The album was produced by Andy Hamill, bass player with 4hero, Carleen Anderson and Shea Seger, who has played bass on albums by Laura Mvula, Rumer, Carleen Anderson, Natacha Atlas, 4Hero, Nitin Sawhney, and has also worked with Kylie, Martha Reeves, Tim Minchin, John Hegley, and Omar.

=== Orange Roses ===
In March 2008 she completed and released Orange Roses, whose songs have a country tinge. Produced by Andy Hamill and mixed by Brad Nunn of 4hero, the album features the same musicians as on June Babies and a sleeve design by Jeb Loy Nichols. Reviewing the album for NetRhythms, Mike Davies described it as "an equally warm, mellow affair that colours the folk core with jazz, pop and country on more songs about childhood, the awakenings passing years bring, beginning and endings, and relationships". Mick Houghton, in a four-starred review in the March issue of Uncut, described her as "akin to an old school Brill Building songsmith. Carole King couldn’t have come up with a better pop song than 'These Are My Tears'. If only the Carpenters were around to cover it – someone should."

Andy Cole, writing in Maverick music magazine, said: "Rebecca writes deceptively about the everyday things of life... Orange Roses... is personally my contender for song of the year. It’s about wiping away the sadness and embracing new beginnings... These Are My Tears with its smooth electric guitar is something you could imagine the late Karen Carpenter wrapping her voice around this near perfect pop song...highly listenable from beginning to end which has you reaching for the replay button for more chill-out joy. Music of the highest quality."

=== Country Girl ===
Her album Country Girl was released in February 2015. Produced and recorded by Andy Hamill at Emu's Nest Studios in London, it was mixed by Andy Hamill and Chris Lewis and was mastered by Chris Lewis. It was launched at the Cavendish Arms in Stockwell, London on 23 November 2014.

The title track was played on BBC Radio 2 by Janice Long and by Robert Elms on his BBC London 94.9 radio show. Jamie Cullum played the song "Light" on his BBC Radio 2 programme on 3 March 2015, saying "a great singer who I love very much... a real great listen from start to finish... this great, great album".

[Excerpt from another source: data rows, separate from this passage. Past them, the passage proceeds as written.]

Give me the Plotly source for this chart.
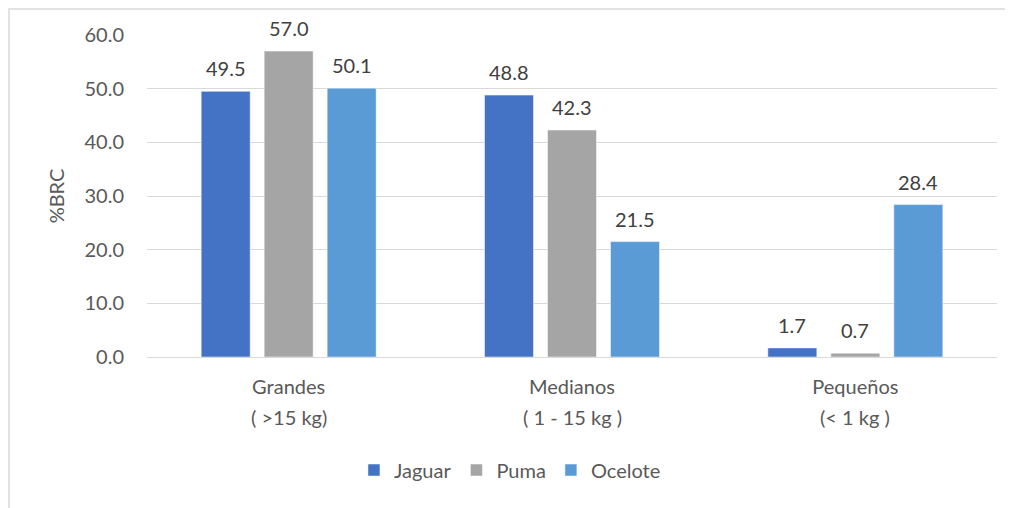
import plotly.graph_objects as go

categories = ["Grandes", "Medianos", "Pequeños"]
size_ranges = ["( >15 kg)", "( 1 - 15 kg )", "(< 1 kg )"]
jaguar = [49.5, 48.8, 1.7]
puma = [57.0, 42.3, 0.7]
ocelote = [50.1, 21.5, 28.4]

series = [("Jaguar", jaguar, "#4472C4"), ("Puma", puma, "#A5A5A5"), ("Ocelote", ocelote, "#5B9BD5")]

FONT = "Lato, Open Sans, sans-serif"
TXT = "#595959"
FS = 20

W, H = 1005, 500
ML, MR, MT, MB = 139, 16, 27, 151
BARGAP, BARGROUPGAP = 0.333, 0.222
plot_w = W - ML - MR
slot = plot_w / len(categories) * (1 - BARGAP) / len(series)

fig = go.Figure()
annotations = []
for i, (name, vals, col) in enumerate(series):
    fig.add_trace(go.Bar(
        x=categories, y=vals, name=name,
        marker=dict(color=col, line=dict(color="white", width=0.5)),
    ))
    for c, v in zip(categories, vals):
        annotations.append(dict(x=c, y=v, xref="x", yref="y", text=f"{v:.1f}", showarrow=False,
                                xshift=(i - (len(series) - 1) / 2) * slot, yshift=23,
                                yanchor="middle", font=dict(family=FONT, size=FS, color="#404040")))

for c, s in zip(categories, size_ranges):
    annotations.append(dict(x=c, y=-0.186, xref="x", yref="paper", text=s, showarrow=False,
                            yanchor="middle", font=dict(family=FONT, size=FS, color=TXT)))

fig.update_layout(
    width=W, height=H,
    margin=dict(l=ML, r=MR, t=MT, b=MB),
    paper_bgcolor="white", plot_bgcolor="white",
    barmode="group", bargap=BARGAP, bargroupgap=BARGROUPGAP,
    font=dict(family=FONT, size=FS, color=TXT),
    showlegend=True,
    legend=dict(orientation="h", x=0.427, xanchor="center", y=-0.351, yanchor="middle",
                font=dict(family=FONT, size=FS, color=TXT), itemwidth=30,
                traceorder="normal"),
    xaxis=dict(showgrid=False, showline=False, ticks="", ticklabelstandoff=16,
               tickfont=dict(size=FS, color=TXT)),
    yaxis=dict(range=[0, 60], dtick=10, tickformat=".1f", showgrid=True, gridcolor="#D9D9D9",
               gridwidth=1, zeroline=True, zerolinecolor="#D9D9D9", zerolinewidth=1,
               ticks="", ticklabelstandoff=22, tickfont=dict(size=FS, color=TXT),
               title=dict(text="%BRC", font=dict(size=FS, color=TXT), standoff=14)),
    annotations=annotations,
    shapes=[dict(type="rect", xref="paper", yref="paper", x0=-0.1624, x1=1.2, y0=-0.7, y1=1.081,
                 line=dict(color="#D9D9D9", width=1.5), fillcolor="rgba(0,0,0,0)", layer="below")],
)

fig.write_html("out.html")
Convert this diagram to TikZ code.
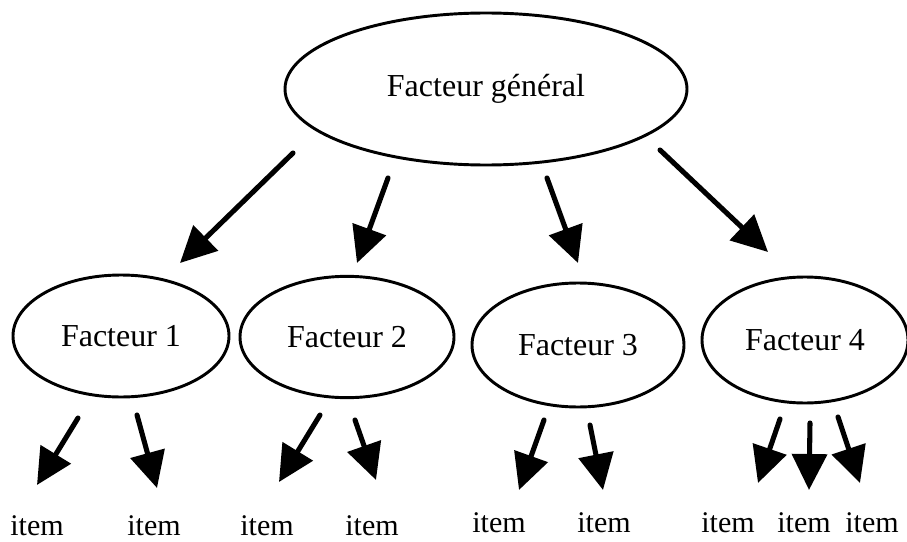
\documentclass[tikz,border=0pt]{standalone}
\usepackage{fontspec}
\setmainfont{Liberation Serif}
\usetikzlibrary{shapes.geometric,arrows.meta}

\tikzset{every picture/.style={line width=0.75pt}}
\tikzset{
  facteur/.style={draw, ellipse, line width=2.2pt, inner sep=0pt, font=\fontsize{24}{28}\selectfont},
  itemlbl/.style={anchor=base, inner sep=0pt, font=\fontsize{22.5}{26}\selectfont},
  fleche/.style={line width=3.8pt, line cap=round, -{Triangle[length=27pt,width=26pt]}},
}

\begin{document}
\begin{tikzpicture}[x=0.75pt,y=0.75pt,yscale=-1,xscale=1]
\useasboundingbox (0,0) rectangle (907,542);

% Ellipses
\node [facteur, minimum width=301.5pt, minimum height=114pt] (gen) at (486,89) {Facteur général};
\node [facteur, minimum width=162pt, minimum height=91.5pt] (f1) at (121,336) {Facteur 1};
\node [facteur, minimum width=160.5pt, minimum height=91pt] (f2) at (347,337) {Facteur 2};
\node [facteur, minimum width=159pt, minimum height=93pt] (f3) at (578,345) {Facteur 3};
\node [facteur, minimum width=154.5pt, minimum height=94.5pt] (f4) at (805,340) {Facteur 4};

% Text Node
\node [itemlbl] (it1) at (37,535) {item};
\node [itemlbl] (it2) at (154,535) {item};
\node [itemlbl] (it3) at (267,535) {item};
\node [itemlbl] (it4) at (372,535) {item};
\node [itemlbl] (it5) at (499,532) {item};
\node [itemlbl] (it6) at (604,532) {item};
\node [itemlbl] (it7) at (728,532) {item};
\node [itemlbl] (it8) at (804,532) {item};
\node [itemlbl] (it9) at (872,532) {item};

% arrow ends, general -> factors
\coordinate (g1) at (293,153);  \coordinate (g1t) at (180,263);
\coordinate (g2) at (388,178);  \coordinate (g2t) at (357,263);
\coordinate (g3) at (547,178);  \coordinate (g3t) at (578,263);
\coordinate (g4) at (660,150);  \coordinate (g4t) at (768,252);
% arrow ends, factors -> items
\coordinate (a1) at (78,418);   \coordinate (a1t) at (37,485);
\coordinate (a2) at (137,415);  \coordinate (a2t) at (157,488);
\coordinate (a3) at (320,415);  \coordinate (a3t) at (279,482);
\coordinate (a4) at (355,420);  \coordinate (a4t) at (376,480);
\coordinate (a5) at (544,420);  \coordinate (a5t) at (519,490);
\coordinate (a6) at (590,425);  \coordinate (a6t) at (603,490);
\coordinate (a7) at (780,419);  \coordinate (a7t) at (758,483);
\coordinate (a8) at (810,423);  \coordinate (a8t) at (809,490);
\coordinate (a9) at (838,417);  \coordinate (a9t) at (860,483);

%Straight Lines
\draw [fleche] (g1) -- (g1t);
\draw [fleche] (g2) -- (g2t);
\draw [fleche] (g3) -- (g3t);
\draw [fleche] (g4) -- (g4t);
%Straight Lines
\draw [fleche] (a1) -- (a1t);
\draw [fleche] (a2) -- (a2t);
\draw [fleche] (a3) -- (a3t);
\draw [fleche] (a4) -- (a4t);
\draw [fleche] (a5) -- (a5t);
\draw [fleche] (a6) -- (a6t);
\draw [fleche] (a7) -- (a7t);
\draw [fleche] (a8) -- (a8t);
\draw [fleche] (a9) -- (a9t);

\end{tikzpicture}
\end{document}
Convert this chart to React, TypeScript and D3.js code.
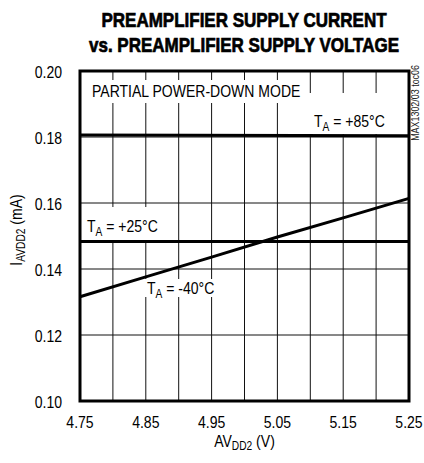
import React from "react";
import * as d3 from "d3";

const xTicks = [4.75, 4.85, 4.95, 5.05, 5.15, 5.25];
const yTicks = [0.1, 0.12, 0.14, 0.16, 0.18, 0.2];

const voltage85 = [4.75, 5.25];
const current85 = [0.1806, 0.1804];
const voltage25 = [4.75, 5.25];
const current25 = [0.1483, 0.1483];
const voltageM40 = [4.75, 4.85, 4.95, 5.05, 5.15, 5.25];
const currentM40 = [0.1316, 0.1376, 0.1436, 0.1497, 0.1555, 0.1614];

const font = "'Liberation Sans', Arial, sans-serif";
const SX = 0.85; // condensed look

// text squeezed horizontally to mimic a condensed face
const T: React.FC<{
  x: number;
  y: number;
  size: number;
  anchor?: string;
  bold?: boolean;
  rotate?: number;
  fill?: string;
  children: React.ReactNode;
}> = ({ x, y, size, anchor = "start", bold, rotate = 0, fill = "#000", children }) => (
  <text
    transform={`translate(${x},${y}) rotate(${rotate}) scale(${SX},1)`}
    textAnchor={anchor}
    fontFamily={font}
    fontSize={size}
    fontWeight={bold ? "bold" : "normal"}
    fill={fill}
    stroke={bold ? fill : "none"}
    strokeWidth={bold ? 0.7 : 0}
  >
    {children}
  </text>
);

const App: React.FC = () => {
  const width = 424;
  const height = 463;
  const margin = { top: 71, left: 80 };
  const w = 409 - margin.left;
  const h = 401 - margin.top;

  const x = d3.scaleLinear().domain([4.75, 5.25]).range([0, w]);
  const y = d3.scaleLinear().domain([0.1, 0.2]).range([h, 0]);

  const xGrid = d3.range(0, 11).map((i) => 4.75 + i * 0.05);
  const yGrid = d3.range(0, 6).map((i) => 0.1 + i * 0.02);

  const line = d3
    .line<[number, number]>()
    .x((d) => x(d[0]))
    .y((d) => y(d[1]));

  const series = [
    voltage85.map((v, i) => [v, current85[i]] as [number, number]),
    voltage25.map((v, i) => [v, current25[i]] as [number, number]),
    voltageM40.map((v, i) => [v, currentM40[i]] as [number, number]),
  ];

  const sub = (s: string) => (
    <tspan fontSize={12} dy={4}>{s}</tspan>
  );

  return (
    <svg width={width} height={height} style={{ position: "absolute", left: 0, top: 0 }}>
      <rect width={width} height={height} fill="#fff" />
      <T x={244} y={27} size={20} bold anchor="middle">PREAMPLIFIER SUPPLY CURRENT</T>
      <T x={244} y={52} size={20} bold anchor="middle">vs. PREAMPLIFIER SUPPLY VOLTAGE</T>

      <g transform={`translate(${margin.left},${margin.top})`}>
        {xGrid.map((v, i) => (
          <line key={"gx" + i} x1={x(v)} x2={x(v)} y1={0} y2={h} stroke="#111" strokeWidth={1} />
        ))}
        {yGrid.map((v, i) => (
          <line key={"gy" + i} x1={0} x2={w} y1={y(v)} y2={y(v)} stroke="#111" strokeWidth={1} />
        ))}

        {/* label boxes covering grid */}
        <rect x={2} y={9} width={220} height={23} fill="#fff" />
        <rect x={228} y={22} width={100} height={41} fill="#fff" />
        <rect x={2} y={136} width={88} height={34} fill="#fff" />
        <rect x={63} y={208} width={76} height={18} fill="#fff" />

        {series.map((s, i) => (
          <path key={"s" + i} d={line(s) || ""} fill="none" stroke="#000" strokeWidth={3} />
        ))}

        <rect x={0} y={0} width={w} height={h} fill="none" stroke="#000" strokeWidth={3} />

        <T x={12} y={26} size={16.5}>PARTIAL POWER-DOWN MODE</T>
        <T x={234} y={56} size={16.5}>
          T{sub("A")}<tspan dy={-4}> = +85°C</tspan>
        </T>
        <T x={7} y={161} size={16.5}>
          T{sub("A")}<tspan dy={-4}> = +25°C</tspan>
        </T>
        <T x={67} y={223} size={16.5}>
          T{sub("A")}<tspan dy={-4}> = -40°C</tspan>
        </T>

        {yTicks.map((v) => (
          <T key={"yt" + v} x={-18} y={y(v) + 7} size={16.5} anchor="end">
            {v.toFixed(2)}
          </T>
        ))}
        {xTicks.map((v) => (
          <T key={"xt" + v} x={x(v)} y={h + 27} size={16.5} anchor="middle">
            {v.toFixed(2)}
          </T>
        ))}
        <T x={w / 2} y={h + 46} size={16.5} anchor="middle">
          AV<tspan fontSize={12} dy={3}>DD2</tspan>
          <tspan dy={-3}> (V)</tspan>
        </T>
        <T x={-58} y={159} size={16.5} anchor="middle" rotate={-90}>
          I<tspan fontSize={12} dy={3}>AVDD2</tspan>
          <tspan dy={-3}> (mA)</tspan>
        </T>
        <T x={w + 10} y={-6} size={10.5} anchor="end" rotate={-90} fill="#222">
          MAX1302/03 toc06
        </T>
      </g>
    </svg>
  );
};

export default App;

Reviewing Country Girl for Uncut magazine, Mick Houghton gave it 8 of 10, describing it as "another delightful batch of tunes" and adding: "The title track sets the tone, a jaunty, bass-driven, tongue-in-cheek look at city life, 'Ruby' is sung to her daughter and would have fitted snugly on any Carpenters’ album."

=== Other People's Songs ===
Hollweg released a digital album, Other People's Songs, in November 2020.

== Broadcasting ==
In February 2015 Rebecca Hollweg was on Robert Elms' BBC London 94.9 radio show. Also in February 2015, she was interviewed and played live on World Update with Dan Damon on BBC World Service radio, and the title track of her new album Country Girl was played on BBC Radio 2 by Janice Long. She has been interviewed and played live on Woman's Hour on BBC Radio 4 and the Nicky Campbell show on BBC Radio 5 Live and has appeared twice on Janice Long's show. She has performed sessions for BBC 6Music, Simon Lederman's show on BBC London, Gyles Brandreth and Wendy Lloyd's programmes on LBC, BBC Radio Scotland, BBC Radio 4's Loose Ends and on Artsworld for Illumina TV.

== Discography ==

| Album | Release date | Label |
|---|---|---|
| The Demos | Limited edition, published privately, 1999 | Emu Records |
| June Babies | 9 October 2001 | Emu Records (EMU 02) |
| Orange Roses | 10 March 2008 | Emu Records (EMU 04) |
| Country Girl | 9 February 2015 | Emu Records (EMU 05) |
| Other People's Songs | November 2020 | Emu Records (EMU 07) |

== Other recordings ==
Rebecca Hollweg provided background vocals on Now Then, the 2005 album by Jeb Loy Nichols and on Hopetown House, the 2009 album by Clara Sanabras & the Real Lowdown.
She has also recorded duets with Tony Penultimate, aka Peter Brooke Turner of the Ukulele Orchestra of Great Britain, on his 2014 album Adventures in Gibberish.
She sang a duet with Jeb Loy Nichols on his song "Dear Love" on Andy Hamill's album Bee for Bass (2003).

== Publications ==
- (with Jeb Loy Nichols): The Ball That Got Stuck in the Tree, Emu Records, 2010. ISBN 978-0956592606

== Personal life ==
- Rebecca Hollweg lives in London. She and her husband, bass player Andy Hamill, married in 2003. They have a daughter, born in 2004.